DATA BLOCK »

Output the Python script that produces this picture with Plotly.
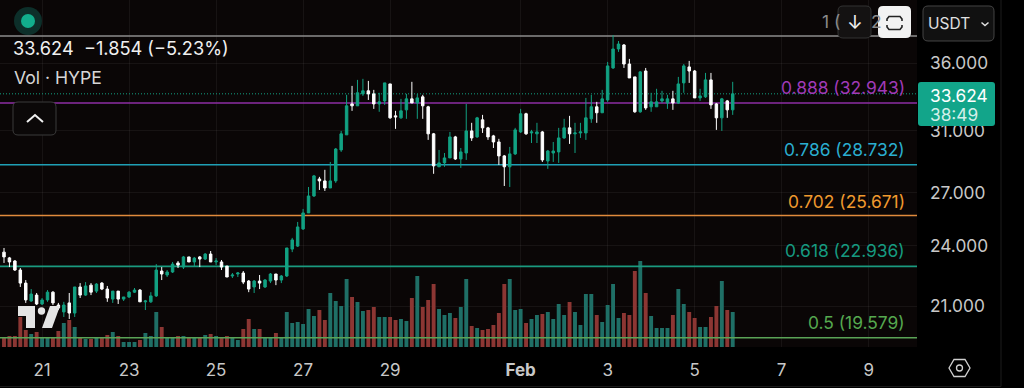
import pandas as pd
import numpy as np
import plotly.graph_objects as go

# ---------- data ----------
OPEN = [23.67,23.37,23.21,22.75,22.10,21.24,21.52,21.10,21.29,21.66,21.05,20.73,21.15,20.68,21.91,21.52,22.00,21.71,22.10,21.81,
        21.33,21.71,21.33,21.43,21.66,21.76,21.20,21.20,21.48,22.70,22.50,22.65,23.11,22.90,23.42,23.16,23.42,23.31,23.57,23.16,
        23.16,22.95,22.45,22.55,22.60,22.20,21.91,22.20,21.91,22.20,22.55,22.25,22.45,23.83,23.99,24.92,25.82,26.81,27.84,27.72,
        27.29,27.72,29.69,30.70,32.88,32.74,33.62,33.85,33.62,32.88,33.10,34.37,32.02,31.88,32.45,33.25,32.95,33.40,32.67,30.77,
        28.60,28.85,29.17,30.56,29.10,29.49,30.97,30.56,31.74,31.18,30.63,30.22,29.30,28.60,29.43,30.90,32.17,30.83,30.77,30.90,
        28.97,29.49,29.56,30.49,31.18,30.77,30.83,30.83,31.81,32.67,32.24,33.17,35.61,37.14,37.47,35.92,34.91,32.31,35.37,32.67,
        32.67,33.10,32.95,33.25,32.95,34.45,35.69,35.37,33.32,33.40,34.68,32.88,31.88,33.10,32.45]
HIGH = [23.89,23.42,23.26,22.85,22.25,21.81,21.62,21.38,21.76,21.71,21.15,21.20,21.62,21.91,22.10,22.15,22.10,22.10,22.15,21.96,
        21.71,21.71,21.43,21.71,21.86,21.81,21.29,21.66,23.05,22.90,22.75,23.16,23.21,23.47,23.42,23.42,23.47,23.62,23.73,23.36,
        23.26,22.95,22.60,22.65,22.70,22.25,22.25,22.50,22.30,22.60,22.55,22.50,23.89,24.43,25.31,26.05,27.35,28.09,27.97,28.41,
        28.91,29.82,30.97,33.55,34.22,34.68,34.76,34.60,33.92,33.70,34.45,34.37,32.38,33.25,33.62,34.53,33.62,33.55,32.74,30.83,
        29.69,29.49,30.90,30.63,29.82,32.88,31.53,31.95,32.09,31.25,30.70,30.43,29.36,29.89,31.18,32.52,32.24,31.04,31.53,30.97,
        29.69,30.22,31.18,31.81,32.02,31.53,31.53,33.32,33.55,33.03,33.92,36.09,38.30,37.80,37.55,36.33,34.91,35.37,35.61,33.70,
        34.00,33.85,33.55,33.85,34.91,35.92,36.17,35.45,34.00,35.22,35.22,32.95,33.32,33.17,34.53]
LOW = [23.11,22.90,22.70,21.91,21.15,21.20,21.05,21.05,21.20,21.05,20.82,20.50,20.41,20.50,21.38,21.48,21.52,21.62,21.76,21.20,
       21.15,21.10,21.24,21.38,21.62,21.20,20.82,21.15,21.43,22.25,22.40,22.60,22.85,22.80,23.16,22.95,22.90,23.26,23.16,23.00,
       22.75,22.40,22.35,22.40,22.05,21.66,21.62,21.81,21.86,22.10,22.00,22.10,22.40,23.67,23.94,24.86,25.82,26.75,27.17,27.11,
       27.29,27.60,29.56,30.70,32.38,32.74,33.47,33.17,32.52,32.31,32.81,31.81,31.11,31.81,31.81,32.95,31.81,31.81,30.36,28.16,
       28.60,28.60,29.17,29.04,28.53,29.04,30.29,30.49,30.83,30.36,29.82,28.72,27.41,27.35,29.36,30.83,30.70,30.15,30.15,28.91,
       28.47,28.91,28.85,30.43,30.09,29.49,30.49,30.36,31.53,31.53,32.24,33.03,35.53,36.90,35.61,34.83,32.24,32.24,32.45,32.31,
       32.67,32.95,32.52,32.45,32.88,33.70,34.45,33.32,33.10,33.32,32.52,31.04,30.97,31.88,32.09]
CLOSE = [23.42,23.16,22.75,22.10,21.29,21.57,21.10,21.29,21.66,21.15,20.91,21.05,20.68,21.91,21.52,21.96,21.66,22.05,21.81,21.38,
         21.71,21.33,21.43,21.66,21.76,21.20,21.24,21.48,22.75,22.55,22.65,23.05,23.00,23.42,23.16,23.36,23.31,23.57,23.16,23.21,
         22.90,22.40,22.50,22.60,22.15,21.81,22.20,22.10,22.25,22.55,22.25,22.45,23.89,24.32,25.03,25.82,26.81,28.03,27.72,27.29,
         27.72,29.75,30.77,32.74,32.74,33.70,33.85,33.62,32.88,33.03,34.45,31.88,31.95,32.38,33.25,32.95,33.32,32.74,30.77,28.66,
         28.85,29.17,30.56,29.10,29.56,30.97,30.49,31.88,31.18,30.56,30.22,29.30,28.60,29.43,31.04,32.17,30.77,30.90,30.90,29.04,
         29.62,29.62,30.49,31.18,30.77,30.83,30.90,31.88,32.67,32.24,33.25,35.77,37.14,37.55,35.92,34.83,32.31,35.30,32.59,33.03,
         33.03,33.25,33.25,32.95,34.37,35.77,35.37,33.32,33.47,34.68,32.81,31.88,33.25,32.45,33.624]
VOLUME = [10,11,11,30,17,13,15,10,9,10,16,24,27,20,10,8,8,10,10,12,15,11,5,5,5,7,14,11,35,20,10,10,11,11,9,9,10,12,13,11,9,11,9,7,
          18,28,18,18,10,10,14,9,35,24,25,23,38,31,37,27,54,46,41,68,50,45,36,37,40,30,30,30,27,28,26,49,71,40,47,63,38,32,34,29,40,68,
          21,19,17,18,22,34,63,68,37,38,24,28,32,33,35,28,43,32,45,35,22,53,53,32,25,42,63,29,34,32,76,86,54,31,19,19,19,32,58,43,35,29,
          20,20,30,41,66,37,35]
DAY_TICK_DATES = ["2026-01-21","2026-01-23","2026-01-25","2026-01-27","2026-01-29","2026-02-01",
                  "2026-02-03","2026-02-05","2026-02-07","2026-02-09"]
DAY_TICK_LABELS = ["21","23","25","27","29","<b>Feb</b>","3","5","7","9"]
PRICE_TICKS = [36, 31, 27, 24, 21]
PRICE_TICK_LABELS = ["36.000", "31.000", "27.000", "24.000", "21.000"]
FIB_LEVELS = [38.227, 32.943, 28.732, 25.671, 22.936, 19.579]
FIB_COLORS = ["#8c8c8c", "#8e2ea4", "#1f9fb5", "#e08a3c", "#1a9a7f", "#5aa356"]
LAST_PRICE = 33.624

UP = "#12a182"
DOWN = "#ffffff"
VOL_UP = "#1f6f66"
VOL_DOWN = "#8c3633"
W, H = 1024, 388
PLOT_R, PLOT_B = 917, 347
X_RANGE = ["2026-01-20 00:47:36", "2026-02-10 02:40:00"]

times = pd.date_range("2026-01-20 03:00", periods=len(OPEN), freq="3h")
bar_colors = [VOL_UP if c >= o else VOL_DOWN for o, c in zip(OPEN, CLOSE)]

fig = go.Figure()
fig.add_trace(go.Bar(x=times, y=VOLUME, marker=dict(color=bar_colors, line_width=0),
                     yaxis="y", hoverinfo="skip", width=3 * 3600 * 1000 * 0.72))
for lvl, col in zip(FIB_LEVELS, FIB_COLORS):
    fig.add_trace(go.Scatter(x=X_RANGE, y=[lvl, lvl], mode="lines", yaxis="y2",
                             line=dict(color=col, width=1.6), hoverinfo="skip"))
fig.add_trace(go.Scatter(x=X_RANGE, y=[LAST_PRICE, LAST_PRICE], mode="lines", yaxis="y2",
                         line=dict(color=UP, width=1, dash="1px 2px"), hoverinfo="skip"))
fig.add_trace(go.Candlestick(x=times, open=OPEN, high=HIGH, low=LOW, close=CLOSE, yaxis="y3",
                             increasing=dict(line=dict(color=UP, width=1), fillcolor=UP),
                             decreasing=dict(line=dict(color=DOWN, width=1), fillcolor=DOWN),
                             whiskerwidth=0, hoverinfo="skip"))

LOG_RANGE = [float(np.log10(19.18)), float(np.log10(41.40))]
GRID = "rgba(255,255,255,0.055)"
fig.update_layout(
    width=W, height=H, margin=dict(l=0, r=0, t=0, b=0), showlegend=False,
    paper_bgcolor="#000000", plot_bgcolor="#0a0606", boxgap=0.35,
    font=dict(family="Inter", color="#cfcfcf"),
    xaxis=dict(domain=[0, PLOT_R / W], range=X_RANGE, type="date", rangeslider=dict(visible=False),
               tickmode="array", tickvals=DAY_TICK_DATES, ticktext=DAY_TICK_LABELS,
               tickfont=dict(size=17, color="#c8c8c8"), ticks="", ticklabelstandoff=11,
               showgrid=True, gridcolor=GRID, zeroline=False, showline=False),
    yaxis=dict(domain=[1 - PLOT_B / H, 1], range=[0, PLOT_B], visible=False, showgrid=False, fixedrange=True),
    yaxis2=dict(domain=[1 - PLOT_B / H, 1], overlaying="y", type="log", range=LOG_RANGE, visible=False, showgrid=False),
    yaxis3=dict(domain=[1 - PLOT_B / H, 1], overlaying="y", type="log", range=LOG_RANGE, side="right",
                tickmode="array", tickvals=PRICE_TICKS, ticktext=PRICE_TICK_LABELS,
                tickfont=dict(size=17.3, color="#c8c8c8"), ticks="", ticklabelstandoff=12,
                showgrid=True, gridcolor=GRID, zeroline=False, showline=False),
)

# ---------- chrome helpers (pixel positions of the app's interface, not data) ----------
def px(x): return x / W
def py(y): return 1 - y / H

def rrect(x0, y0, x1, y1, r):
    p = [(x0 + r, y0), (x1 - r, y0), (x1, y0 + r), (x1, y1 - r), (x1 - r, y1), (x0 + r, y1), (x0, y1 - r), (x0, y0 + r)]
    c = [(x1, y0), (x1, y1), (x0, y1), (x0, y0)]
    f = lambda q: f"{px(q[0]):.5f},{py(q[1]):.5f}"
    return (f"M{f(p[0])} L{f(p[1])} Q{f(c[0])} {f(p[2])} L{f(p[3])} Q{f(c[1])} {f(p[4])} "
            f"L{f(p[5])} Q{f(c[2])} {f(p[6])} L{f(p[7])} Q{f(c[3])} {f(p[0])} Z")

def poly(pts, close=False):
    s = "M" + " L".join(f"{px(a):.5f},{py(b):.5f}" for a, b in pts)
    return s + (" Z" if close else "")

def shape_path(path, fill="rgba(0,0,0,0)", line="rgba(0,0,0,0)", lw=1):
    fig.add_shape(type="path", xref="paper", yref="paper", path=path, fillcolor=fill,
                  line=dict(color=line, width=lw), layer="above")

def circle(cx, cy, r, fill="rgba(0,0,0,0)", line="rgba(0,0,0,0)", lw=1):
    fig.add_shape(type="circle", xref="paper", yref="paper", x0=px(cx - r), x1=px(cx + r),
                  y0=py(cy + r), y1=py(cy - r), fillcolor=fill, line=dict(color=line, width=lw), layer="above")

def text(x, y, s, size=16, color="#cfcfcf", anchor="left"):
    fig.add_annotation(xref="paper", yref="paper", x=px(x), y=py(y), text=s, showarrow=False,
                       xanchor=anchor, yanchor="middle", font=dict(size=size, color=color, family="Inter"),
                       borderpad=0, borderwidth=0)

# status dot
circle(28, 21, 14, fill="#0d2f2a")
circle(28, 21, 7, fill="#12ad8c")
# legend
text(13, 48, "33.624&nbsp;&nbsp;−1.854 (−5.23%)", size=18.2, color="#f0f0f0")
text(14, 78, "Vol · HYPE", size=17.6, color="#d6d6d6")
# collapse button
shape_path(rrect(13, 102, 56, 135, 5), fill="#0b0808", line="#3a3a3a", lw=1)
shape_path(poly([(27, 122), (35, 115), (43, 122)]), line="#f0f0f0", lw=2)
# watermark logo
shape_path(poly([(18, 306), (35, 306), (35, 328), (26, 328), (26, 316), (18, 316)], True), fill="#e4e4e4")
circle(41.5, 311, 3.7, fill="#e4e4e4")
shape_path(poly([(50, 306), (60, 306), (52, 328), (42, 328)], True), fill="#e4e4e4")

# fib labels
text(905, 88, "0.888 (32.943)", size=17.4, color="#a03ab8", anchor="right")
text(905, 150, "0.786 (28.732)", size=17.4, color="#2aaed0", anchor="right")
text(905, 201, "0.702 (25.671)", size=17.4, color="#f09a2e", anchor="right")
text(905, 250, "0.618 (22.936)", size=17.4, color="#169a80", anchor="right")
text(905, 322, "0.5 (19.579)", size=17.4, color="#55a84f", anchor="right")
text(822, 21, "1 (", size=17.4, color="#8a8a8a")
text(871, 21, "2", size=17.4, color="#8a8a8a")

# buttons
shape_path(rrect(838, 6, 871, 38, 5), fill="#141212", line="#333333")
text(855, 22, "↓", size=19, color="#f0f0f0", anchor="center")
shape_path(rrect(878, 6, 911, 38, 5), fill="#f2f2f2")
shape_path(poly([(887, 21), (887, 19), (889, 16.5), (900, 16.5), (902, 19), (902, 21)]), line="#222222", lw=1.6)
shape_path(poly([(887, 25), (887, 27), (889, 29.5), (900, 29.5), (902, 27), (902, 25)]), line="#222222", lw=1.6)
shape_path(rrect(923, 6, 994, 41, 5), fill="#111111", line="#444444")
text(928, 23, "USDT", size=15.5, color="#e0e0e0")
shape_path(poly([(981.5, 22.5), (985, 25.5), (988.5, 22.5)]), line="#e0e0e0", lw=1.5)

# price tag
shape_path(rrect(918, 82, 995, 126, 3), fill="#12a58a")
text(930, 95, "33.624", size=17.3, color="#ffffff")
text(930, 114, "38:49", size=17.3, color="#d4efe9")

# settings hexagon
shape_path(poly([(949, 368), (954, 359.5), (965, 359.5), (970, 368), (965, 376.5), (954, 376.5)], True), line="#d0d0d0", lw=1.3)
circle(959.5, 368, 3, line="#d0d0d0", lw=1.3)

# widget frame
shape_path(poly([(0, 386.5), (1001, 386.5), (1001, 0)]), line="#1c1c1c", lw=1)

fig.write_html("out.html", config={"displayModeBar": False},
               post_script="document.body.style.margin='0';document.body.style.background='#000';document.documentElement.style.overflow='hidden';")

WHAT TO PRODUCE »
Please extract exactly the lines of the data, from the first through the line containing "import plotly.graph_objects as go", and add no pictures to the copy.

EXERCISE RESPONSE »
Output the Python script that produces this picture with Plotly.
import pandas as pd
import numpy as np
import plotly.graph_objects as go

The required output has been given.